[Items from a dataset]

== == ==

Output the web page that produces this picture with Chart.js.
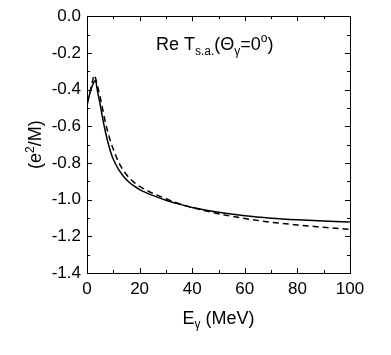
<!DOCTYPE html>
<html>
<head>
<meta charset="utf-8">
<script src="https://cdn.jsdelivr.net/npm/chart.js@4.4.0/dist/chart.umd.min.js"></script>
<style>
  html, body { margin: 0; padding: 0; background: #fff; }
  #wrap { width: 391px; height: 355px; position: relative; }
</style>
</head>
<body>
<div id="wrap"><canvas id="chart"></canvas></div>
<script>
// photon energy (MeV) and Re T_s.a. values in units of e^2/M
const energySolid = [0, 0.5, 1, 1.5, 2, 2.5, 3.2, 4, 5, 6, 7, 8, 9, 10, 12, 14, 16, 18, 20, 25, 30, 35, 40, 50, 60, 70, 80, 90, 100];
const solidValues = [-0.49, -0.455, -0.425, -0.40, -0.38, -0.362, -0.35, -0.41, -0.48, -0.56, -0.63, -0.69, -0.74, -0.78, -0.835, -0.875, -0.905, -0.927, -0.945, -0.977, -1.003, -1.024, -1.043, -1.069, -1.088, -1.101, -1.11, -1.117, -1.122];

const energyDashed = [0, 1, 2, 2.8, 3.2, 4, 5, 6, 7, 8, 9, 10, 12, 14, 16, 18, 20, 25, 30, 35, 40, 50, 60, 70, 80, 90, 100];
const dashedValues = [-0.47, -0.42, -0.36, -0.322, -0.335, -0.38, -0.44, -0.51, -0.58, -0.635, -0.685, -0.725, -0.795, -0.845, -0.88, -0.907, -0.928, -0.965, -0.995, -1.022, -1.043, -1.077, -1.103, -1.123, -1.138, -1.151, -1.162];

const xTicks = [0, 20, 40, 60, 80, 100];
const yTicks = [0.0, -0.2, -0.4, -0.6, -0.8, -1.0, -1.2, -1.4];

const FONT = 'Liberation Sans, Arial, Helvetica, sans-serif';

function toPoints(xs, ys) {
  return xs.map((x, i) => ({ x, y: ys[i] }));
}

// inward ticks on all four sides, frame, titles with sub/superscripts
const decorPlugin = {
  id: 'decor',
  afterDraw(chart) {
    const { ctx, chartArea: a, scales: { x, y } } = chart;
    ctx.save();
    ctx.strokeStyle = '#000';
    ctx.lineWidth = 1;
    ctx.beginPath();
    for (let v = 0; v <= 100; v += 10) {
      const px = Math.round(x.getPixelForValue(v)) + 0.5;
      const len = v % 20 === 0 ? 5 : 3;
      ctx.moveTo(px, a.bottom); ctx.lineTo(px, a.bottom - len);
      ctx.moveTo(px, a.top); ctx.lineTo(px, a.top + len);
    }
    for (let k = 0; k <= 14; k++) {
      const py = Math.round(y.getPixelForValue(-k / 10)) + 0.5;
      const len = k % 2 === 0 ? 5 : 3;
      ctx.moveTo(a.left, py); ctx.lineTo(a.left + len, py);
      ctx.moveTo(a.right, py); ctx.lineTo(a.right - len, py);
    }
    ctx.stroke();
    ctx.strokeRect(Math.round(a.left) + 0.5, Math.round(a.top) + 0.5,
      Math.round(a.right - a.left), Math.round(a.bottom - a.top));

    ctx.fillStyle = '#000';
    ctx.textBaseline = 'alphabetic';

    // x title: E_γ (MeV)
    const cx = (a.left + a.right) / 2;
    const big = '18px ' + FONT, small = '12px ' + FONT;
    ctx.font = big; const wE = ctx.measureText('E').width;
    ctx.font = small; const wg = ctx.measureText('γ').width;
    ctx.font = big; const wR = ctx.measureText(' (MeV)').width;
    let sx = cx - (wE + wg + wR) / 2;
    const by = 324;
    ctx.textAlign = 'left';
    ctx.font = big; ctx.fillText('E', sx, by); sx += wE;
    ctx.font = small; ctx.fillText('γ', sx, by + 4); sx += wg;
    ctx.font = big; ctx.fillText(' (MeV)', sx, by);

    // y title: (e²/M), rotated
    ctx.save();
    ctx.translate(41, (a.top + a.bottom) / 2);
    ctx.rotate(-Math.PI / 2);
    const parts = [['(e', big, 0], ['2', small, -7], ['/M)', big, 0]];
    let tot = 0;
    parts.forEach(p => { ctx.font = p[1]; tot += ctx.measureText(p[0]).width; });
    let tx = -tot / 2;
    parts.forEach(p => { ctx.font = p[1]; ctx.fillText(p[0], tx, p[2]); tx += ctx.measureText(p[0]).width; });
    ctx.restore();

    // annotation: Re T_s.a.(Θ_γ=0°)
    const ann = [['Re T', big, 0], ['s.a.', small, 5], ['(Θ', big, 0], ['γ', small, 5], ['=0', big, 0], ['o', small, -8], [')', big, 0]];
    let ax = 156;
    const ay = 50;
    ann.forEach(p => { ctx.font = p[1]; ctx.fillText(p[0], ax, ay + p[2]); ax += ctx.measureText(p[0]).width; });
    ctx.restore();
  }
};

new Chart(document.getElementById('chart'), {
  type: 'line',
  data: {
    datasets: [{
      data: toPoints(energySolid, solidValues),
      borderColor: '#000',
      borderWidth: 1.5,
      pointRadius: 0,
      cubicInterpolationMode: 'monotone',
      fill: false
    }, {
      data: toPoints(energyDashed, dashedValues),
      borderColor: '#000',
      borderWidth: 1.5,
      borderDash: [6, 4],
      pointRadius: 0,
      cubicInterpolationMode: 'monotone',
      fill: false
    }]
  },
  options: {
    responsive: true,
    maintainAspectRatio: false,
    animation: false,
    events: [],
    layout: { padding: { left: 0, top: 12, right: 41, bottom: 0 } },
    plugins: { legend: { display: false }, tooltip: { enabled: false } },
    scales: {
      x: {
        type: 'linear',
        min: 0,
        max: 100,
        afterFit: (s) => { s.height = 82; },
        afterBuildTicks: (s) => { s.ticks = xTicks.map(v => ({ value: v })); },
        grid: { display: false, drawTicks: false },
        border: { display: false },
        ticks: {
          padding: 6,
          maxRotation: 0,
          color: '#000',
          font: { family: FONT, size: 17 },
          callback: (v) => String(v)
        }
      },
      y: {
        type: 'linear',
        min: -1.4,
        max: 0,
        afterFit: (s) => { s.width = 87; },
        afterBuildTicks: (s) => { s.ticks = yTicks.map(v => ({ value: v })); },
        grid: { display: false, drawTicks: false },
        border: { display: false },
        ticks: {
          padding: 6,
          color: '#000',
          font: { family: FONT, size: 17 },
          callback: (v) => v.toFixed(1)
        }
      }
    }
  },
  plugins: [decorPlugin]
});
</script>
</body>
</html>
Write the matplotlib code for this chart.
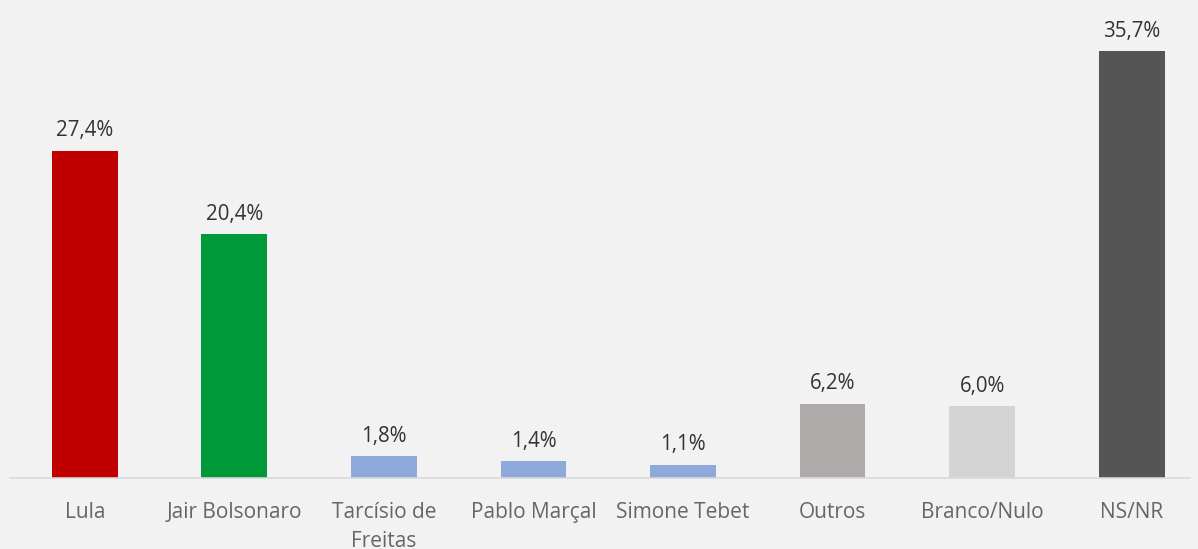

== == ==

> [PROMPT]:
Tally the lines of the material above that contain the word "with" and report the total alone.

> [RESPONSE BELOW]:
2